KDK - I don't know why they prefer to believe OW or doubt our word so much but the fact is they do and we cannot do anything about it so don't bother trying eventually they see the truth.
Glj - Thanks for your kind words they help alot and I am glad you are thinking on the positive side of my sitch, it encourages me and you will see why in a minute when I update.
YoYo - Waffle away my dear it is fine and I agree with all that you said and yes we will hold hands throughout this journey it can only get better or I think it will wait for my update you will know what I mean.
DMF - What is the go with you, have I offended you??? You are not talking to me, I know you are looking in but no words of advice or caution, I loved our chats and valued your input so please explain my dear??????
BB - Thanks for those links I get it now and love the term that is exactly what she is, I am sure it is what my H may have thought I was but oh well(lol)
UPDATE.......
O.K. guys hopefully I want go on and on, I will try and just cover the facts.......
H came to get S on Friday night and we had a coffee and a bit of a chat about his work and nothing of great significance but he was in no hurry to leave. So we were watching the news whilst both sitting on the couch and H lent against me and I did my old normal thing of rubbing his back and rubbing his chest when he leans against me. H then wanted me to massage his legs and took me to my bedroom I gave him a full massage and deliberatley kept away from his middle region....Anyhow I thought H had gone to sleep so I went out and put a DVD on for S and walked in bedroom to get the oil and towel to put away and H asked me to lock the door.....Well don't have to tell much more I will leave it to your imaginations When we came out H said he better get going as OW would probably have rung him by now and he was very late (hehehe too bad). So H and S left, I went and had a shower and then my girlfriend came over and we polished off 2 bottles of red wine and had a fabulous time as it was a real girlie night, which I think I needed.
Saturday H dropped home S and another girlfriend was over with her 3 month old baby so H spoke to her for a bit but then go going so I walked him out to his car. He gave me a big hug and a kiss and I said to him how are you going with your decision, still not sleeping (He had told me it was all he could think about and wasn't sleeping b/c of it)
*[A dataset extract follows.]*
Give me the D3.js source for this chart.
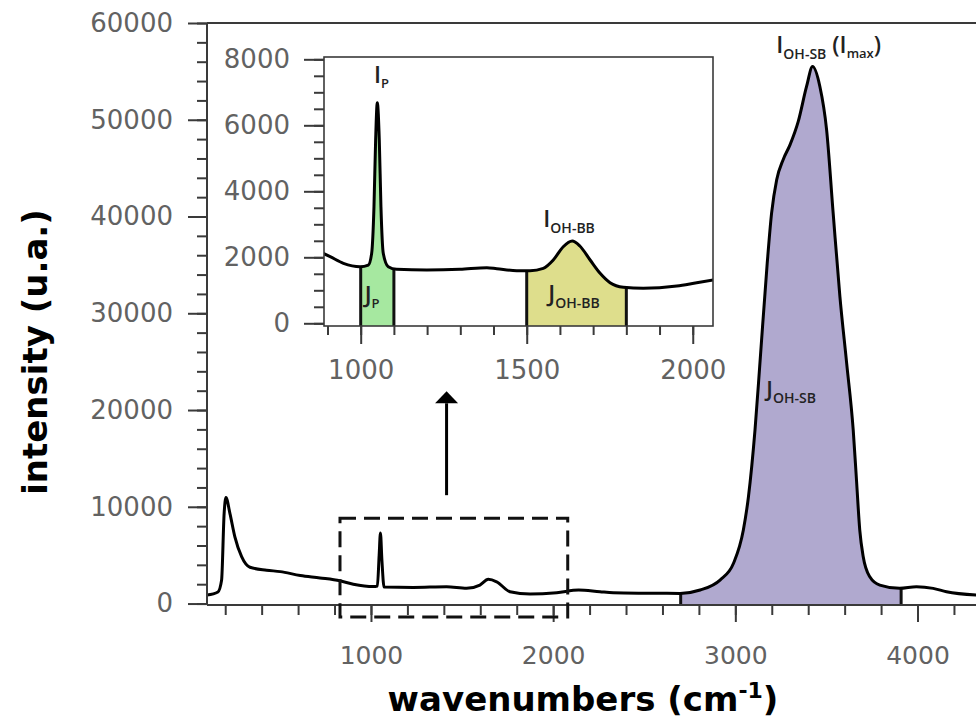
<!DOCTYPE html>
<html>
<head>
<meta charset="utf-8">
<script src="https://cdn.jsdelivr.net/npm/d3@7"></script>
<style>
  html, body { margin: 0; padding: 0; background: #fff; }
  svg { display: block; }
</style>
</head>
<body>
<div id="chart"></div>
<script>
// ---------------- DATA ----------------
// Main Raman spectrum (wavenumber cm-1, intensity u.a.)
const mainWave = [100, 160, 180, 194, 204, 226, 253, 290, 336, 427, 502, 612, 720, 830, 903, 1013, 1035, 1045, 1052, 1060, 1072, 1232, 1415, 1525, 1598, 1644, 1690, 1763, 1873, 2020, 2140, 2257, 2330, 2500, 2697, 2807, 2916, 2990, 3044, 3072, 3108, 3135, 3175, 3199, 3227, 3263, 3300, 3345, 3391, 3424, 3464, 3501, 3537, 3574, 3611, 3647, 3665, 3683, 3702, 3738, 3793, 3902, 3994, 4086, 4159, 4324];
const mainIntensity = [880, 1200, 2400, 9300, 10950, 9300, 6900, 4850, 3750, 3450, 3300, 2900, 2650, 2350, 2000, 1750, 1800, 5000, 7300, 4500, 1700, 1670, 1740, 1570, 1910, 2500, 2250, 1220, 980, 1120, 1400, 1220, 1120, 1070, 1050, 1400, 2430, 4160, 7600, 11040, 17940, 24840, 35180, 40350, 43800, 45900, 47400, 49800, 53440, 55500, 53440, 48960, 40350, 31730, 24840, 17940, 12770, 7600, 4840, 2770, 1910, 1570, 1740, 1570, 1220, 880];

// Inset (zoom of 890-2060 cm-1)
const insetWave = [887, 908, 948, 998, 1023, 1033, 1040, 1045, 1050, 1056, 1061, 1068, 1083, 1108, 1199, 1299, 1380, 1410, 1470, 1510, 1550, 1580, 1610, 1637, 1660, 1691, 1721, 1751, 1791, 1851, 1952, 2012, 2062];
const insetIntensity = [2120, 2020, 1818, 1715, 1766, 2120, 3533, 5554, 6685, 5554, 3533, 2120, 1715, 1636, 1615, 1636, 1685, 1654, 1594, 1594, 1666, 1918, 2321, 2494, 2342, 1918, 1515, 1230, 1091, 1060, 1130, 1230, 1312];

// Integration bands
const bandNames = ["P", "OH-BB", "OH-SB"];
const bandStart = [1000, 1500, 2700];
const bandEnd   = [1100, 1800, 3910];
const bandColors = ["#a6e8a0", "#dede8c", "#b0a9cf"];

// Tick values
const mainXMajor = [1000, 2000, 3000, 4000];
const mainXMinor = d3.range(200, 4400, 200);
const mainYMajor = [0, 10000, 20000, 30000, 40000, 50000, 60000];
const mainYMinor = d3.range(0, 60001, 2000);
const insetXMajor = [1000, 1500, 2000];
const insetXMinor = d3.range(900, 2061, 100);
const insetYMajor = [0, 2000, 4000, 6000, 8000];
const insetYMinor = d3.range(0, 8001, 500);

// ---------------- CHART ----------------
const W = 976, H = 720;
const svg = d3.select("#chart").append("svg").attr("width", W).attr("height", H)
  .style("font-family", "'DejaVu Sans', Verdana, sans-serif");
svg.append("rect").attr("width", W).attr("height", H).attr("fill", "#fff");

const x = d3.scaleLinear().domain([100, 4321]).range([207, 976]);
const y = d3.scaleLinear().domain([-150, 60000]).range([605, 23]);

const defs = svg.append("defs");
const mainData = mainWave.map((w, i) => ({w, v: mainIntensity[i]}));
const insetData = insetWave.map((w, i) => ({w, v: insetIntensity[i]}));

const mainLine = d3.line().x(d => x(d.w)).y(d => y(d.v)).curve(d3.curveMonotoneX);
const mainArea = d3.area().x(d => x(d.w)).y0(y.range()[0]).y1(d => y(d.v)).curve(d3.curveMonotoneX);

defs.append("clipPath").attr("id", "under-main").append("path").attr("d", mainArea(mainData));

// Purple band (OH stretching)
const gBandMain = svg.append("g").attr("clip-path", "url(#under-main)");
gBandMain.append("rect")
  .attr("x", x(bandStart[2])).attr("width", x(bandEnd[2]) - x(bandStart[2]))
  .attr("y", 0).attr("height", H).attr("fill", bandColors[2]);
[bandStart[2], bandEnd[2]].forEach(b => {
  gBandMain.append("line").attr("x1", x(b)).attr("x2", x(b)).attr("y1", 0).attr("y2", H)
    .attr("stroke", "#111").attr("stroke-width", 3);
});

// Main spectrum line
svg.append("path").datum(mainData).attr("d", mainLine)
  .attr("fill", "none").attr("stroke", "#000").attr("stroke-width", 3).attr("stroke-linejoin", "round");

// Main axes
const tickColor = "#3a3a3a", labelColor = "#626262";
function styleAxis(g, fs) {
  g.select(".domain").remove();
  g.selectAll(".tick line").attr("stroke", tickColor).attr("stroke-width", 2);
  g.selectAll(".tick text").attr("fill", labelColor).style("font-size", fs + "px")
    .style("font-family", "'DejaVu Sans', Verdana, sans-serif");
}
svg.append("g").attr("transform", "translate(0,605)")
  .call(d3.axisBottom(x).tickValues(mainXMinor).tickSize(10).tickFormat(""))
  .call(g => styleAxis(g, 25));
svg.append("g").attr("transform", "translate(0,605)")
  .call(d3.axisBottom(x).tickValues(mainXMajor).tickSize(17).tickPadding(24).tickFormat(d3.format("d")))
  .call(g => styleAxis(g, 25));
svg.append("g").attr("transform", "translate(207,0)")
  .call(d3.axisLeft(y).tickValues(mainYMinor).tickSize(10).tickFormat(""))
  .call(g => styleAxis(g, 26));
svg.append("g").attr("transform", "translate(207,0)")
  .call(d3.axisLeft(y).tickValues(mainYMajor).tickSize(19).tickPadding(15).tickFormat(d3.format("d")))
  .call(g => styleAxis(g, 26));

// Spines
svg.append("line").attr("x1", 207).attr("x2", W).attr("y1", 605).attr("y2", 605).attr("stroke", tickColor).attr("stroke-width", 2);
svg.append("line").attr("x1", 207).attr("x2", 207).attr("y1", 23).attr("y2", 605).attr("stroke", tickColor).attr("stroke-width", 2);
svg.append("line").attr("x1", 207).attr("x2", W).attr("y1", 23).attr("y2", 23).attr("stroke", tickColor).attr("stroke-width", 2);

// Dashed zoom box
svg.append("rect")
  .attr("x", x(830)).attr("y", y(8810))
  .attr("width", x(2080) - x(830)).attr("height", y(-1400) - y(8810))
  .attr("fill", "none").attr("stroke", "#111").attr("stroke-width", 3).attr("stroke-dasharray", "16 8");

// Arrow
const ax = x(1415);
svg.append("line").attr("x1", ax).attr("x2", ax).attr("y1", y(11200)).attr("y2", y(20700))
  .attr("stroke", "#000").attr("stroke-width", 3);
svg.append("path")
  .attr("d", `M${ax},${y(21950)} L${ax - 11.5},${y(20700)} L${ax + 11.5},${y(20700)} Z`)
  .attr("fill", "#000");

// ---------------- INSET ----------------
const ix = d3.scaleLinear().domain([889.5, 2061]).range([324, 713]);
const iy = d3.scaleLinear().domain([-82, 8070]).range([326, 57]);
const ins = svg.append("g");
ins.append("rect").attr("x", 324).attr("y", 57).attr("width", 389).attr("height", 269).attr("fill", "#fff");

defs.append("clipPath").attr("id", "inset-frame").append("rect")
  .attr("x", 324).attr("y", 57).attr("width", 389).attr("height", 269);
const insetArea = d3.area().x(d => ix(d.w)).y0(326).y1(d => iy(d.v)).curve(d3.curveMonotoneX);
const insetLine = d3.line().x(d => ix(d.w)).y(d => iy(d.v)).curve(d3.curveMonotoneX);
defs.append("clipPath").attr("id", "under-inset").append("path").attr("d", insetArea(insetData));

const gIn = ins.append("g").attr("clip-path", "url(#inset-frame)");
const gInBands = gIn.append("g").attr("clip-path", "url(#under-inset)");
[0, 1].forEach(k => {
  gInBands.append("rect")
    .attr("x", ix(bandStart[k])).attr("width", ix(bandEnd[k]) - ix(bandStart[k]))
    .attr("y", 0).attr("height", H).attr("fill", bandColors[k]);
  [bandStart[k], bandEnd[k]].forEach(b => {
    gInBands.append("line").attr("x1", ix(b)).attr("x2", ix(b)).attr("y1", 0).attr("y2", H)
      .attr("stroke", "#111").attr("stroke-width", 3);
  });
});
gIn.append("path").datum(insetData).attr("d", insetLine)
  .attr("fill", "none").attr("stroke", "#000").attr("stroke-width", 3).attr("stroke-linejoin", "round");

ins.append("rect").attr("x", 324).attr("y", 57).attr("width", 389).attr("height", 269)
  .attr("fill", "none").attr("stroke", tickColor).attr("stroke-width", 1.6);

ins.append("g").attr("transform", "translate(0,326)")
  .call(d3.axisBottom(ix).tickValues(insetXMinor).tickSize(9).tickFormat(""))
  .call(g => styleAxis(g, 26));
ins.append("g").attr("transform", "translate(0,326)")
  .call(d3.axisBottom(ix).tickValues(insetXMajor).tickSize(18).tickPadding(17).tickFormat(d3.format("d")))
  .call(g => styleAxis(g, 26));
ins.append("g").attr("transform", "translate(324,0)")
  .call(d3.axisLeft(iy).tickValues(insetYMinor).tickSize(10).tickFormat(""))
  .call(g => styleAxis(g, 26));
ins.append("g").attr("transform", "translate(324,0)")
  .call(d3.axisLeft(iy).tickValues(insetYMajor).tickSize(20).tickPadding(14).tickFormat(d3.format("d")))
  .call(g => styleAxis(g, 26));

// ---------------- ANNOTATIONS ----------------
function label(px, py, main, sub, big, small, extra) {
  const t = svg.append("text").attr("x", px).attr("y", py)
    .style("font-family", "'Open Sans', Lato, sans-serif").attr("fill", "#222").style("font-weight", 600);
  t.append("tspan").style("font-size", big + "px").text(main);
  t.append("tspan").attr("dy", small * 0.4).style("font-size", small + "px").text(sub);
  if (extra) extra(t, small);
  return t;
}
label(ix(1040), 83, "I", "P", 23, 13);
label(ix(1550), 227, "I", "OH-BB", 23, 14);
label(ix(1012), 303, "J", "P", 23, 13);
label(ix(1565), 302, "J", "OH-BB", 23, 14);
label(x(3170), 397, "J", "OH-SB", 22, 14);
label(x(3225), 53, "I", "OH-SB", 23, 14, (t, s) => {
  t.append("tspan").attr("dy", -s * 0.4).style("font-size", "23px").text(" (I");
  t.append("tspan").attr("dy", s * 0.35).style("font-size", "13px").text("max");
  t.append("tspan").attr("dy", -s * 0.35).style("font-size", "23px").text(")");
});

// ---------------- AXIS TITLES ----------------
svg.append("text")
  .attr("transform", "translate(47,352) rotate(-90)")
  .attr("text-anchor", "middle")
  .style("font-family", "'DejaVu Sans', Verdana, sans-serif").style("font-weight", "bold").style("font-size", "34px")
  .attr("fill", "#000")
  .text("intensity (u.a.)");

const xt = svg.append("text")
  .attr("x", 583).attr("y", 711).attr("text-anchor", "middle")
  .style("font-family", "'DejaVu Sans', Verdana, sans-serif").style("font-weight", "bold").style("font-size", "34px")
  .attr("fill", "#000");
xt.append("tspan").text("wavenumbers (cm");
xt.append("tspan").attr("dy", -13).style("font-size", "22px").text("-1");
xt.append("tspan").attr("dy", 13).text(")");
</script>
</body>
</html>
H said it is still playing on my mind but it's a bit better and i said O.K. I will wait till you make up your mind there is no pressure and he said....Look Kim, as soon as she gives me an opening to make it just friends with her I will do it, but it may take a little time....I looked at him with a smile and said Have I just heard you correctly, I don't want to misunderstand what you just said, and he said what do you think I said, and I said I think you just said that when you can make it just friends with her you will and then you will be coming home, and he said "that's right" well I just wrapped my arms around him and said "Thankyou that is all I have wanted to hear for 6 months, you have made me a happy woman" He was smiling and said "Yes but have some patience and it will happen" I said "Yep fine at least I have my answer"......
Well you can imagine I was on cloud nine.....
Sunday I met H at S's football match and when I got there H was already there and god he looked appealing as I walked up to him (he had his back to me but his bum looked very cute ) Anyhow we kissed hello and he said "You seem happy" and I said "That's b/c I am, I am the happiest I have been in 6 months" H said "I know" and smiled. So we were watching S's game and I said "Oh bloody hell that means I will have to find you some wardrobe room over the next few weeks" H said "You just do what you have to and don't worry about it" I didn't really get this comment but I let it slide...anyhow when H was leaving to go home he gave me a hug and a kiss and I said "I know you need time but don't take too long as the next few weeks are going to be the longest of my life" H said "I know but I told you I need some time so just give me that and it will be fine" I said "I know I am just don't take too long and make some time for us when you can". H said "I will and I'll try not to take too long, I wont drag it out" Anyway we said our goodbyes and that was that......So hopefully this means H will be coming home BUT I know better than to pysche myself up too much as OW may have other ideas and I know how much they can confuse our H's so one day at a time. I will not mention OW to H now for a week or more and when I do it will just be "How's things, obviously you haven't had your opening yet" and then see......O.K. bring it on keep me on track I know I have to take things slow and have alot of patience and give him the time he needs and I will it's just hard as my head says if he wants to come home he would just tell her and come home but life doesn't seem to follow normal expectations with people who have wandered from their spouse it is a whole different set of rules and i didn't want to play this dumb game in the first place but now that I am I have to follow the unwritten rules. Its just hard as we are the ones that sacrifice so much but I must admit I would rather have my H in my life than out of it, oh and I did say to H yesterday that it was the break I think we needed to have to make our R stronger and to make us both realise how important it was and H agreed with me. So I need to focus on the positives, have patience and take each day as it comes so that is what I will do as I can reap the rewards later on down the track when my M is sorted.
O.K. tell me your thoughts and concerns and BB tell me what the male here thinks about what he has said can you see anything going on that I can't?????